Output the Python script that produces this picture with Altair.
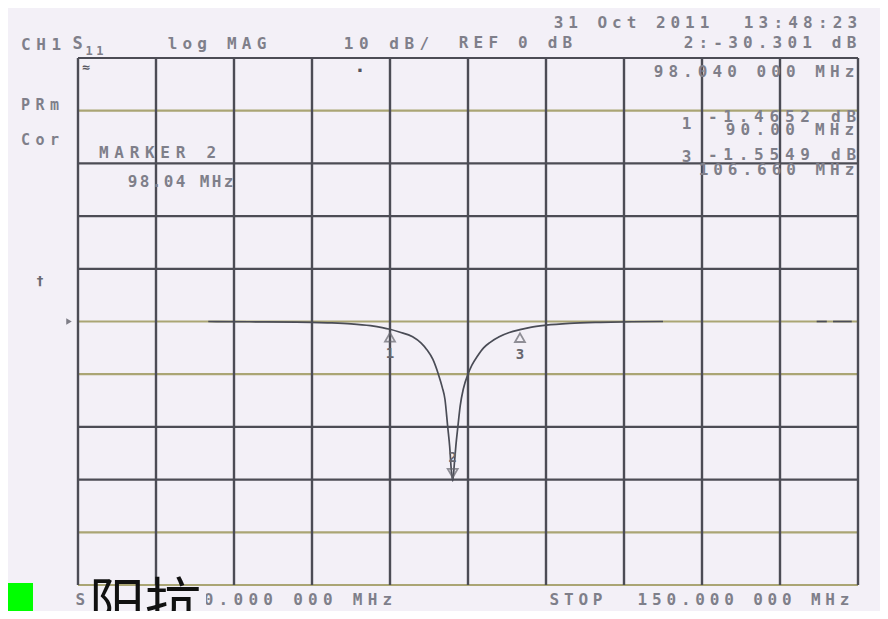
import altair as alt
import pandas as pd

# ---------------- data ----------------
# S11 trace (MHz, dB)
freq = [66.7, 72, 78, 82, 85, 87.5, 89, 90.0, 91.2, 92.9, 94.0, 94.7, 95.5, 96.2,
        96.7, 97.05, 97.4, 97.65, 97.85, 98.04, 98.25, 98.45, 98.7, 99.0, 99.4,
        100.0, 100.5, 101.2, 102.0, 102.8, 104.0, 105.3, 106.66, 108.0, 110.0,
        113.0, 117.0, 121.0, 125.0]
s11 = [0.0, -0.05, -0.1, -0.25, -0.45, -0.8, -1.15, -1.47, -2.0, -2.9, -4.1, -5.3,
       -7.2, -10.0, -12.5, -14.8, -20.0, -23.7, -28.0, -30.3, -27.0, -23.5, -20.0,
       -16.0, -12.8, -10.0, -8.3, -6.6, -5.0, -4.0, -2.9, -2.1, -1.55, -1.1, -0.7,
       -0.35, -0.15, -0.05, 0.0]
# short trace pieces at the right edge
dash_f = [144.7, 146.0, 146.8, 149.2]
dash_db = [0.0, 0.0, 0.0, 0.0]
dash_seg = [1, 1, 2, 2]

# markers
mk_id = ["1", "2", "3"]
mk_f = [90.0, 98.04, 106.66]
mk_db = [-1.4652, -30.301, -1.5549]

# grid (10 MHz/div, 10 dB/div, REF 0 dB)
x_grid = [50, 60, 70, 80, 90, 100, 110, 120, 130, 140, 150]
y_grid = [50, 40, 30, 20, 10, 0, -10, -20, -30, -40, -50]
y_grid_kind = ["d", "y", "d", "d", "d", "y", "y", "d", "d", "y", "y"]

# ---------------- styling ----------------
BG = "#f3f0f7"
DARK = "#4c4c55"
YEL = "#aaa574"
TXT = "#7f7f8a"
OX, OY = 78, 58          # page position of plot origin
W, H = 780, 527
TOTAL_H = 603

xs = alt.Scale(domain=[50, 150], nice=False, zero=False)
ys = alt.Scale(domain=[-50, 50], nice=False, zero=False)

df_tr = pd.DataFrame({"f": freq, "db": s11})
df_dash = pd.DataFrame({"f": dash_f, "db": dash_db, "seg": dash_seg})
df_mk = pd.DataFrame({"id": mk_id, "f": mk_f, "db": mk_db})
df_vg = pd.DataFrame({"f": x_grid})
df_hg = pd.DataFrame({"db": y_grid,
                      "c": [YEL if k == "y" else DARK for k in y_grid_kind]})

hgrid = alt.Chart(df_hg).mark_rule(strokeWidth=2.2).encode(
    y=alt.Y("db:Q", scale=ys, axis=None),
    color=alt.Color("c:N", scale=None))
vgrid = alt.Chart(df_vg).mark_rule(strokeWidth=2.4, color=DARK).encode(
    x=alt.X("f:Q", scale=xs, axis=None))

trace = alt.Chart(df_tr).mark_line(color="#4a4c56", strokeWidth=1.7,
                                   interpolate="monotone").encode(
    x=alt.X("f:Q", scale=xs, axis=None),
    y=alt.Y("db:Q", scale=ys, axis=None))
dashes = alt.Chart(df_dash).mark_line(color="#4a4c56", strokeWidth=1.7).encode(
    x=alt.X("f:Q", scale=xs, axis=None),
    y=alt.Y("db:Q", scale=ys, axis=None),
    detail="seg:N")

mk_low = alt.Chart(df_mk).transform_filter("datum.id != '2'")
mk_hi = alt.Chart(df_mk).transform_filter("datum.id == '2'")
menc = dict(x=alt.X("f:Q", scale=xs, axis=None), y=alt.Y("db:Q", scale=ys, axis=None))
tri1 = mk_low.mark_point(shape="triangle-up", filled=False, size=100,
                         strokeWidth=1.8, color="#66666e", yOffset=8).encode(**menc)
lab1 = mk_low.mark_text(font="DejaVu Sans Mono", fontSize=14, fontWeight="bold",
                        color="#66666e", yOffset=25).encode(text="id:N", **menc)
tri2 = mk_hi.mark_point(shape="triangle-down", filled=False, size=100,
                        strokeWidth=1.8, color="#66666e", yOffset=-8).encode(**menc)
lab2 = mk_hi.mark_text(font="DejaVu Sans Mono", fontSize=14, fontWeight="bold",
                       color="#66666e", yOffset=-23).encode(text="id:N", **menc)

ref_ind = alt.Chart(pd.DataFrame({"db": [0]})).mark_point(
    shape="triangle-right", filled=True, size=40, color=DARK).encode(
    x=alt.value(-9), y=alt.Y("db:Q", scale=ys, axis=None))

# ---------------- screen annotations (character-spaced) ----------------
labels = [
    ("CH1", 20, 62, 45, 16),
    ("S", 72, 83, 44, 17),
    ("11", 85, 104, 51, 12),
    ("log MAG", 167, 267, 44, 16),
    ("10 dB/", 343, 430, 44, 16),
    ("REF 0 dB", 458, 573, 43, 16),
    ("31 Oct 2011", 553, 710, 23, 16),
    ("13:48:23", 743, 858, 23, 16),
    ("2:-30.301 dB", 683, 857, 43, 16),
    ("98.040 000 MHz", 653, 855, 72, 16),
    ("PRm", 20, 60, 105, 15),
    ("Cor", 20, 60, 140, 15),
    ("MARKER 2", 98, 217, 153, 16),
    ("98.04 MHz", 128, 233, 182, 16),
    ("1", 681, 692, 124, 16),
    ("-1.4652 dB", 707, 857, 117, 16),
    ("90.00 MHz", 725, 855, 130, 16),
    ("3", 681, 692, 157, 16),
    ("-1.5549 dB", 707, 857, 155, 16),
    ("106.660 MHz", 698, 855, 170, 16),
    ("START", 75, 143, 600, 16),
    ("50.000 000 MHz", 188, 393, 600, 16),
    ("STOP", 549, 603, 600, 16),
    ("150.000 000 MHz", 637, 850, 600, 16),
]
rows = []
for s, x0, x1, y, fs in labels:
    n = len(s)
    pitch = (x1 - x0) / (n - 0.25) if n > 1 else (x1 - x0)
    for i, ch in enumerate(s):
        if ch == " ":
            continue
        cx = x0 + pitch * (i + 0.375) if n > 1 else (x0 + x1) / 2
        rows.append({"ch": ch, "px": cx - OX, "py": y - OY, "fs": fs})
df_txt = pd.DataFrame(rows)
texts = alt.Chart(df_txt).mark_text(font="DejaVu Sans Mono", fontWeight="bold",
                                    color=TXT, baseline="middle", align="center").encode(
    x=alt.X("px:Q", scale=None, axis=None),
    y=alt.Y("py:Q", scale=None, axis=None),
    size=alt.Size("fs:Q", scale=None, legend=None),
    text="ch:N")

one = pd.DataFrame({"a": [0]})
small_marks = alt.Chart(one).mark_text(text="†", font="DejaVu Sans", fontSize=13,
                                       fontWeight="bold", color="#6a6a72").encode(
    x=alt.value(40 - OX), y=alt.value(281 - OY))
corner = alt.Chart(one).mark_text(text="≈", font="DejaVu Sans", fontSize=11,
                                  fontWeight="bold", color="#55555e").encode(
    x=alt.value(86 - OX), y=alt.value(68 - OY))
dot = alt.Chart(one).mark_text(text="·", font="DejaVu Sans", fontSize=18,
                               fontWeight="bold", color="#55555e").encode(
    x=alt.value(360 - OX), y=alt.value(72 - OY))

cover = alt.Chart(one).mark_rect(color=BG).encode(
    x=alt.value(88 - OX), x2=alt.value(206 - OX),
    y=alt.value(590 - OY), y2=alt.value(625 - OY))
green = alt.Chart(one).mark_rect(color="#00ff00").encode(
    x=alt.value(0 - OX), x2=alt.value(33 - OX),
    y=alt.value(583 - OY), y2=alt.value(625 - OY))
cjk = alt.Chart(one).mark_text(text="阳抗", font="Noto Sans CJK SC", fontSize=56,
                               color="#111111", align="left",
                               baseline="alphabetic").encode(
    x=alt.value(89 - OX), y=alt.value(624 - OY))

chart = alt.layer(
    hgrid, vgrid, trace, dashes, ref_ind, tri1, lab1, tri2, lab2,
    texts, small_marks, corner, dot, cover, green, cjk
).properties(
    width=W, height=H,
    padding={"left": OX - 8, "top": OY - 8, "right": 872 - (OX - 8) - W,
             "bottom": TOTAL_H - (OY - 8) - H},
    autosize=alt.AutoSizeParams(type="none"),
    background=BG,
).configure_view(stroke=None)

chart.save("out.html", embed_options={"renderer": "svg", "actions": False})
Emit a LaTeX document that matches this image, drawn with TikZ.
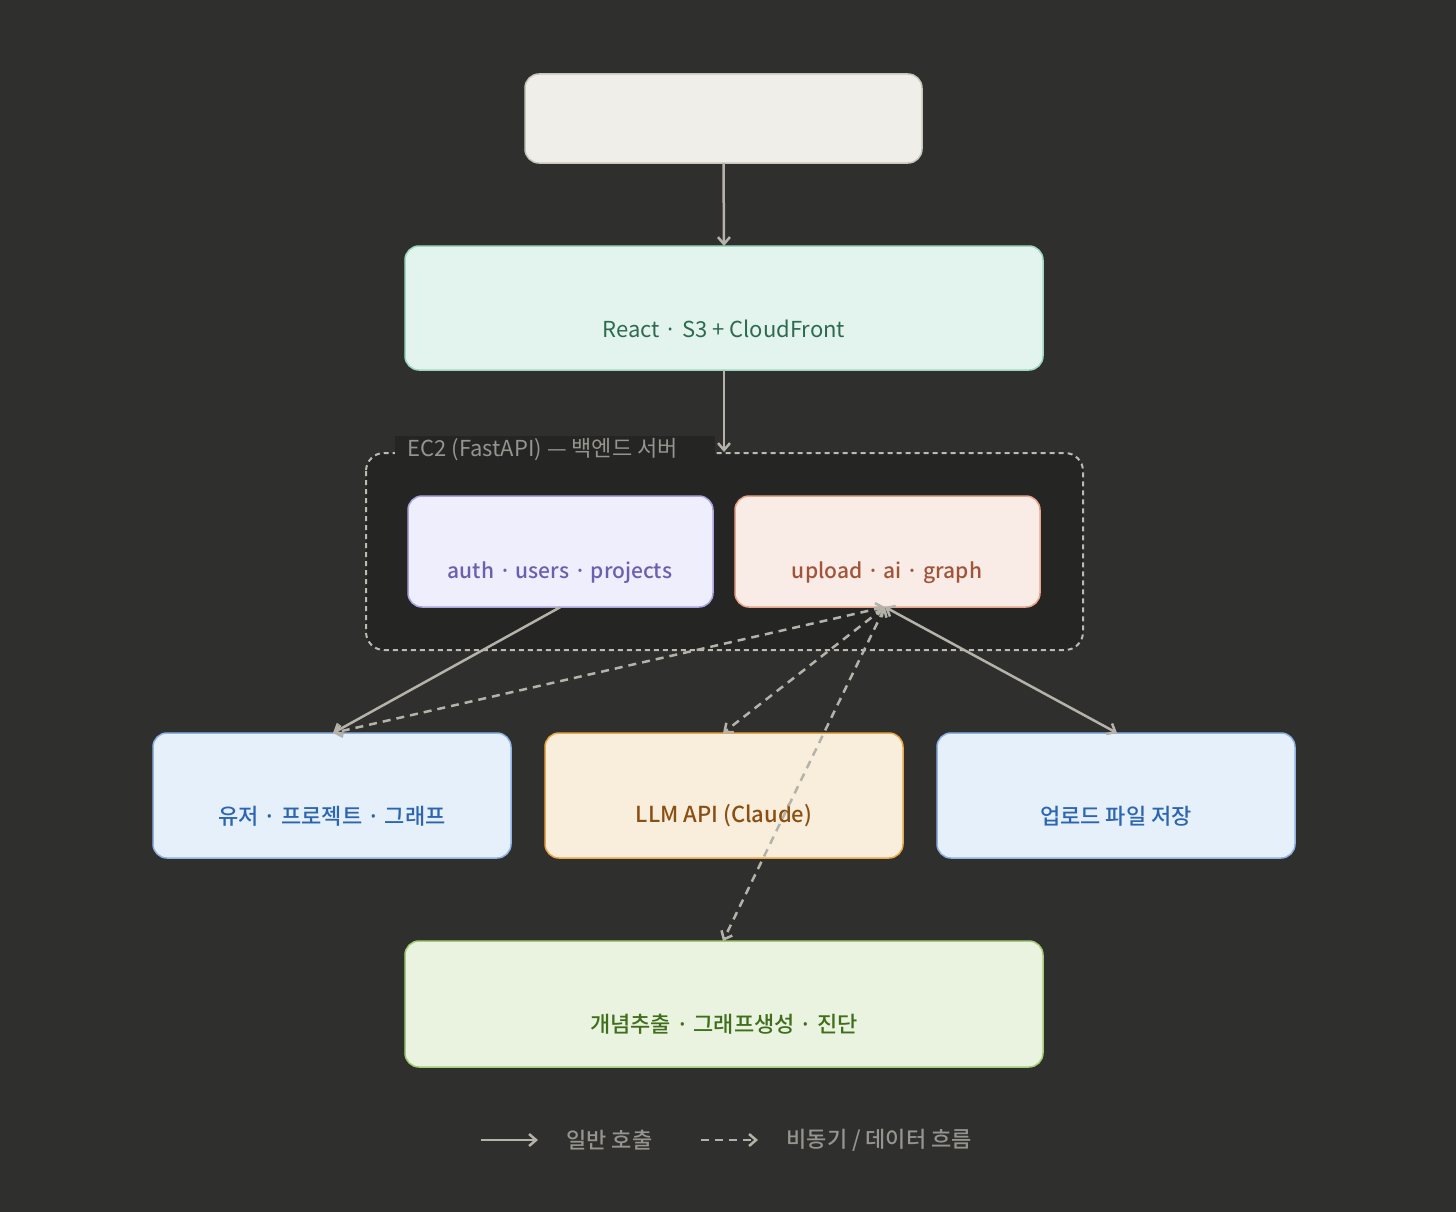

◇ ◇ ◇ ◇ ◇ ◇ ◇

Write out exactly the opening lines of the data, stopping after the line that holds "ys = alt.Scale(domain=[-50, 50], nice=False, zero=False)". Exclude pictures.

Reply
Output the Python script that produces this picture with Altair.
import altair as alt
import pandas as pd

# ---------------- data ----------------
# S11 trace (MHz, dB)
freq = [66.7, 72, 78, 82, 85, 87.5, 89, 90.0, 91.2, 92.9, 94.0, 94.7, 95.5, 96.2,
        96.7, 97.05, 97.4, 97.65, 97.85, 98.04, 98.25, 98.45, 98.7, 99.0, 99.4,
        100.0, 100.5, 101.2, 102.0, 102.8, 104.0, 105.3, 106.66, 108.0, 110.0,
        113.0, 117.0, 121.0, 125.0]
s11 = [0.0, -0.05, -0.1, -0.25, -0.45, -0.8, -1.15, -1.47, -2.0, -2.9, -4.1, -5.3,
       -7.2, -10.0, -12.5, -14.8, -20.0, -23.7, -28.0, -30.3, -27.0, -23.5, -20.0,
       -16.0, -12.8, -10.0, -8.3, -6.6, -5.0, -4.0, -2.9, -2.1, -1.55, -1.1, -0.7,
       -0.35, -0.15, -0.05, 0.0]
# short trace pieces at the right edge
dash_f = [144.7, 146.0, 146.8, 149.2]
dash_db = [0.0, 0.0, 0.0, 0.0]
dash_seg = [1, 1, 2, 2]

# markers
mk_id = ["1", "2", "3"]
mk_f = [90.0, 98.04, 106.66]
mk_db = [-1.4652, -30.301, -1.5549]

# grid (10 MHz/div, 10 dB/div, REF 0 dB)
x_grid = [50, 60, 70, 80, 90, 100, 110, 120, 130, 140, 150]
y_grid = [50, 40, 30, 20, 10, 0, -10, -20, -30, -40, -50]
y_grid_kind = ["d", "y", "d", "d", "d", "y", "y", "d", "d", "y", "y"]

# ---------------- styling ----------------
BG = "#f3f0f7"
DARK = "#4c4c55"
YEL = "#aaa574"
TXT = "#7f7f8a"
OX, OY = 78, 58          # page position of plot origin
W, H = 780, 527
TOTAL_H = 603

xs = alt.Scale(domain=[50, 150], nice=False, zero=False)
ys = alt.Scale(domain=[-50, 50], nice=False, zero=False)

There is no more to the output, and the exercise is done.